Measuring Data Quality

Data Quality dimensions are often used by practitioners to generically group different types of tests that typically span different project requirements. Whilst there is some disagreement on the number of dimensions and the terms used for these many practitioners use definitions such as the below:

  • Completeness – requires that a particular column, element or class of data is populated and does not feature null values or values in place of nulls (e.g. N/As).
  • Consistency – something that tests whether one fact is consistent with another e.g. gender and title in a CRM database.
  • Uniqueness – are all the entities or attributes within a dataset unique?
  • Integrity – are all the relationships populated for a particular entity – for example its parent or child entities?
  • Conformity – does the data conform to the right conventions and standards.  For example a value may be correct but follow the wrong format or recognised standard.
  • Accuracy – the hardest dimension to test for as this often requires some kind of manual checking by a Subject Matter Expert (SME).

Dimensions are often used not only as a checklist to check that the best mix of rules have been implemented to test the quality of a dataset, they are also often used for aggregating data quality scores for tracking trends and MIS. Many more complex measurement methods also exist which help to translate individual pass/fail results into more business friendly cost, risk and revenue calculations.

Improving Data Quality

A different set of skills and tools are often used for improving data quality after it has been measured. A good Data Quality Analyst tends to exhibit a mix of skills typically found in Data Analysts, Data Scientists and Business Analysts amongst others. At a strategic level a good understanding of corporate culture, architecture, technology and other factors is often important.  However a number of essential technical skills are also required when dealing with the data itself. These include parsing, standardising, record linkage/matching, data scrubbing/cleansing, data profiling and data auditing/monitoring. These skills are often extensively used when conducting projects such as data migrations where data quality improvements need to be achieved in tight timescales.

Parsing

Parsing is the process of analysing data and determining if a string of data conforms to one or few main patterns. Parsing is fairly easy to automate if a dataset has a recognisable or predictable format.

Standardising

When the main formats are recognised and parsing is complete the next step is to standardise the dataset. This is done by correcting the data in a pre-defined way that is consistent and clear throughout the whole dataset.

Record linkage/matching

Record linkage or matching describes a process of identifying and linking duplicate records that refer to the same real world entity, but may not be completely identical in the datasets. For instance having the same product entered as “Leather chair – black” and “Chair, Blk. – Leather”.

Data scrubbing/cleansing

Describes the process of amending or removing data that is incorrect, incomplete, improperly formatted and or duplicated. Typically a software tool uses rules and algorithms to amend specific types of mistakes saving the data quality professional a significant amount of time.

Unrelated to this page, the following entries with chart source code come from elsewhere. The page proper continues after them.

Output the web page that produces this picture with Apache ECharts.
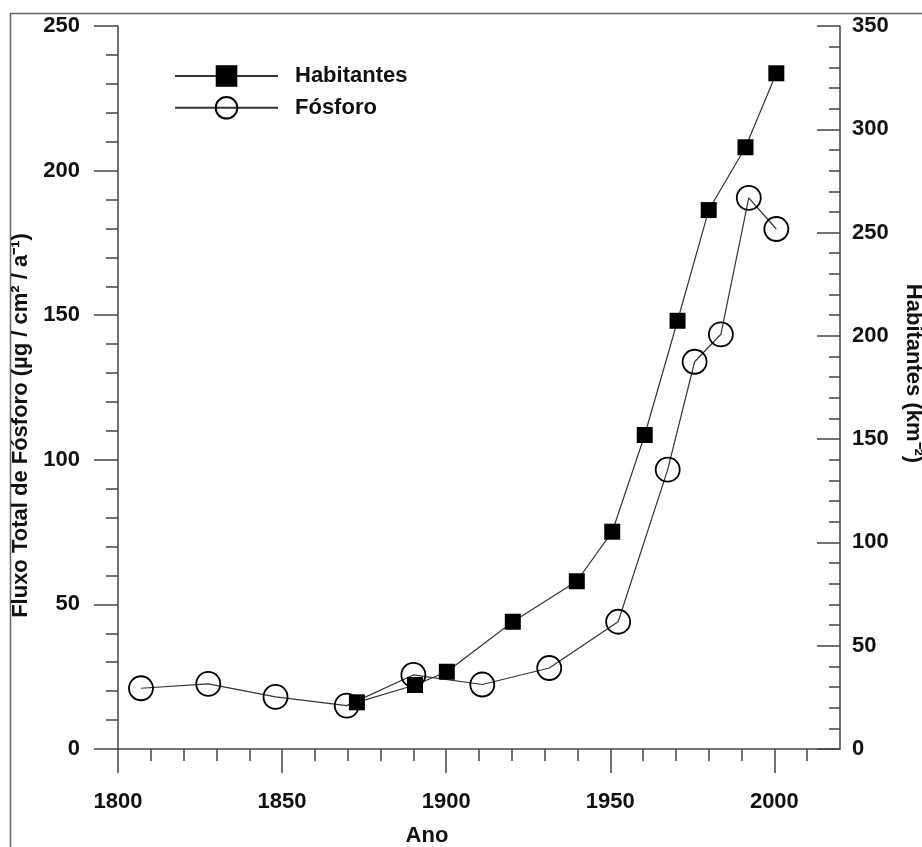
<!DOCTYPE html>
<html>
<head>
<meta charset="utf-8">
<script src="https://cdn.jsdelivr.net/npm/echarts@6/dist/echarts.min.js"></script>
<style>
  html, body { margin: 0; padding: 0; background: #fff; overflow: hidden; }
  #chart { width: 922px; height: 847px; }
</style>
</head>
<body>
<div id="chart"></div>
<script>
// valores
var fosforoAnos = [1807, 1827.5, 1848, 1869.7, 1890, 1911, 1931.4, 1952.4, 1967.5, 1975.7, 1983.7, 1992.2, 2000.6];
var fosforoValores = [21.0, 22.5, 18.0, 15.0, 25.6, 22.3, 28.0, 44.0, 96.6, 133.9, 143.4, 190.6, 179.8];
var habitantesAnos = [1872.8, 1890.5, 1900.2, 1920.3, 1939.8, 1950.6, 1960.5, 1970.5, 1980.0, 1991.2, 2000.6];
var habitantesValores = [22.6, 31.0, 37.4, 61.6, 81.2, 105.2, 152.0, 207.3, 260.9, 291.3, 327.1];
var anosRotulos = [1800, 1850, 1900, 1950, 2000];

var fonte = 'Liberation Sans, Arial, sans-serif';
var corEixo = '#444';

function pares(xs, ys) {
  return xs.map(function (x, i) { return [x, ys[i]]; });
}

var chartDom = document.getElementById('chart');
var myChart = echarts.init(chartDom);
var option = {
  backgroundColor: '#fff',
  animation: false,
  textStyle: { fontFamily: fonte },
  grid: { left: 118, right: 82, top: 26, bottom: 98, outerBoundsMode: 'none' },
  graphic: [{
    type: 'rect',
    shape: { x: 10.5, y: 13.5, width: 1000, height: 1000 },
    style: { fill: 'none', stroke: '#666', lineWidth: 1.5 },
    silent: true
  }],
  legend: {
    orient: 'vertical',
    left: 174,
    top: 65,
    padding: 0,
    itemWidth: 103,
    itemHeight: 27,
    itemGap: 9,
    data: ['Habitantes', 'Fósforo'],
    textStyle: {
      fontFamily: fonte, fontSize: 22, fontWeight: 'bold', color: '#111',
      padding: [0, 0, 0, 12]
    }
  },
  xAxis: {
    type: 'value',
    min: 1800,
    max: 2020,
    interval: 50,
    name: 'Ano',
    nameLocation: 'middle',
    nameGap: 76,
    nameTextStyle: { fontSize: 22, fontWeight: 'bold', color: '#111', padding: [0, 104, 0, 0] },
    splitLine: { show: false },
    axisLine: { lineStyle: { color: corEixo, width: 1.5 } },
    axisTick: { length: 24, customValues: anosRotulos, lineStyle: { color: corEixo, width: 1.5 } },
    minorTick: { show: true, splitNumber: 5, length: 12, lineStyle: { color: corEixo, width: 1.5 } },
    axisLabel: {
      customValues: anosRotulos,
      formatter: function (v) { return String(v); },
      margin: 42, fontSize: 22, fontWeight: 'bold', color: '#111'
    }
  },
  yAxis: [{
    type: 'value',
    position: 'left',
    min: 0,
    max: 250,
    interval: 50,
    name: 'Fluxo Total de Fósforo (µg / cm² / a⁻¹)',
    nameLocation: 'middle',
    nameRotate: 90,
    nameGap: 85,
    nameTextStyle: { fontSize: 22, fontWeight: 'bold', color: '#111', padding: [0, 76, 0, 0] },
    splitLine: { show: false },
    axisLine: { show: true, lineStyle: { color: corEixo, width: 1.5 } },
    axisTick: { show: true, length: 24, lineStyle: { color: corEixo, width: 1.5 } },
    minorTick: { show: true, splitNumber: 5, length: 12, lineStyle: { color: corEixo, width: 1.5 } },
    axisLabel: { margin: 38, fontSize: 22, fontWeight: 'bold', color: '#111' }
  }, {
    type: 'value',
    position: 'right',
    min: 0,
    max: 350,
    interval: 50,
    name: 'Habitantes (km⁻²)',
    nameLocation: 'middle',
    nameRotate: -90,
    nameGap: 62,
    nameTextStyle: { fontSize: 22, fontWeight: 'bold', color: '#111', padding: [0, 28, 0, 0] },
    splitLine: { show: false },
    axisLine: { show: true, lineStyle: { color: corEixo, width: 1.5 } },
    axisTick: { show: true, inside: true, length: 23, lineStyle: { color: corEixo, width: 1.5 } },
    minorTick: { show: true, splitNumber: 5, length: 11, lineStyle: { color: corEixo, width: 1.5 } },
    axisLabel: { margin: 12, fontSize: 22, fontWeight: 'bold', color: '#111' }
  }],
  series: [{
    name: 'Fósforo',
    type: 'line',
    yAxisIndex: 0,
    symbol: 'circle',
    symbolSize: 24,
    itemStyle: { color: 'rgba(0,0,0,0)', borderColor: '#000', borderWidth: 1.8 },
    lineStyle: { color: '#333', width: 1.2 },
    data: pares(fosforoAnos, fosforoValores)
  }, {
    name: 'Habitantes',
    type: 'line',
    yAxisIndex: 1,
    symbol: 'rect',
    symbolSize: 16,
    itemStyle: { color: '#000' },
    lineStyle: { color: '#333', width: 1.2 },
    data: pares(habitantesAnos, habitantesValores)
  }]
};
myChart.setOption(option);
</script>
</body>
</html>
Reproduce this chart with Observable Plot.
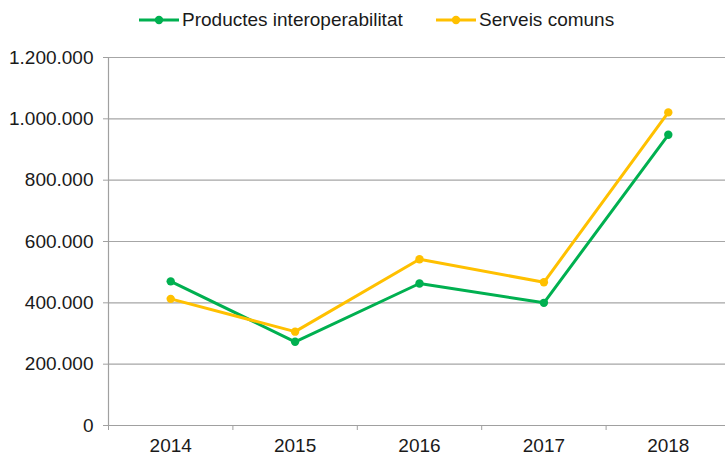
<!DOCTYPE html>
<html>
<head>
<meta charset="utf-8">
<script src="https://cdn.jsdelivr.net/npm/d3@7"></script>
<script src="https://cdn.jsdelivr.net/npm/@observablehq/plot@0.6"></script>
<style>
  html, body { margin: 0; padding: 0; background: #fff; overflow: hidden; }
  #wrap { position: relative; width: 725px; height: 454px; font-family: "Liberation Sans", Arial, sans-serif; }
  #legend { position: absolute; left: 0; top: 0; width: 725px; height: 40px; }
  .item { position: absolute; top: 9px; display: flex; align-items: center; font-size: 19px; color: #1a1a1a; white-space: nowrap; }
  .item svg { margin-right: 3px; }
  #chart { position: absolute; left: 0; top: 40px; }
</style>
</head>
<body>
<div id="wrap">
  <div id="legend"></div>
  <div id="chart"></div>
</div>
<script>
const years = [2014, 2015, 2016, 2017, 2018];
const seriesNames = ["Productes interoperabilitat", "Serveis comuns"];
const productes = [470000, 273000, 463000, 400000, 948000];
const serveis = [413000, 306000, 542000, 467000, 1021000];
const colors = ["#00B050", "#FFC000"];
const yTicks = [0, 200000, 400000, 600000, 800000, 1000000, 1200000];

const data = [];
years.forEach((yr, i) => {
  data.push({year: yr, value: productes[i], series: seriesNames[0]});
  data.push({year: yr, value: serveis[i], series: seriesNames[1]});
});
const boundaries = years.map(y => y - 0.5);

const fmt = v => d3.format(",")(v).replace(/,/g, ".");

const chart = Plot.plot({
  width: 725,
  height: 414,
  marginLeft: 108,
  marginRight: 0,
  marginTop: 17,
  marginBottom: 29,
  style: {fontFamily: "'Liberation Sans', Arial, sans-serif", fontSize: "19px", color: "#1a1a1a", background: "#fff", overflow: "visible"},
  x: {domain: [years[0] - 0.5, years[years.length - 1] + 0.5], range: [108, 730]},
  y: {domain: [0, 1200000]},
  color: {domain: seriesNames, range: colors},
  marks: [
    Plot.gridY(yTicks.filter(d => d > 0), {stroke: "#a6a6a6", strokeOpacity: 1, strokeWidth: 1.2}),
    Plot.ruleY([0], {stroke: "#a0a0a0", strokeWidth: 1.2}),
    Plot.ruleX([boundaries[0]], {stroke: "#a0a0a0", strokeWidth: 1.2}),
    Plot.axisY({ticks: yTicks, tickSize: 5, tickPadding: 10, tickFormat: fmt, stroke: "#a0a0a0", label: null, fill: "#1a1a1a"}),
    Plot.axisX({ticks: boundaries, tickSize: 5, tickFormat: () => "", stroke: "#a0a0a0", label: null}),
    Plot.axisX({ticks: years, tickSize: 0, tickPadding: 13, tickFormat: d => String(d), label: null, fill: "#1a1a1a"}),
    Plot.line(data, {x: "year", y: "value", stroke: "series", strokeWidth: 3}),
    Plot.dot(data, {x: "year", y: "value", fill: "series", r: 4.2})
  ]
});
document.getElementById("chart").appendChild(chart);

const legend = document.getElementById("legend");
const lefts = [139, 436];
seriesNames.forEach((name, i) => {
  const item = document.createElement("div");
  item.className = "item";
  item.style.left = lefts[i] + "px";
  item.innerHTML = `<svg width="40" height="20"><line x1="0" y1="10" x2="40" y2="10" stroke="${colors[i]}" stroke-width="3"/><circle cx="20" cy="10" r="4.2" fill="${colors[i]}"/></svg><span>${name}</span>`;
  legend.appendChild(item);
});
</script>
</body>
</html>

Data profiling, auditing and monitoring

Data profiling is the process of analysing and gathering information about the data. This information can be used for specific data quality metrics and help determine if the metadata accurately describes the source data. Data profiling is one of the main tools used for data auditing, it helps assessing the fit of data for a specific purpose, which then in turn ties in with long term data monitoring that helps prevent serious issues.

Hopefully the above article gives a flavour of some of the skills and techniques involved in Data Quality Management.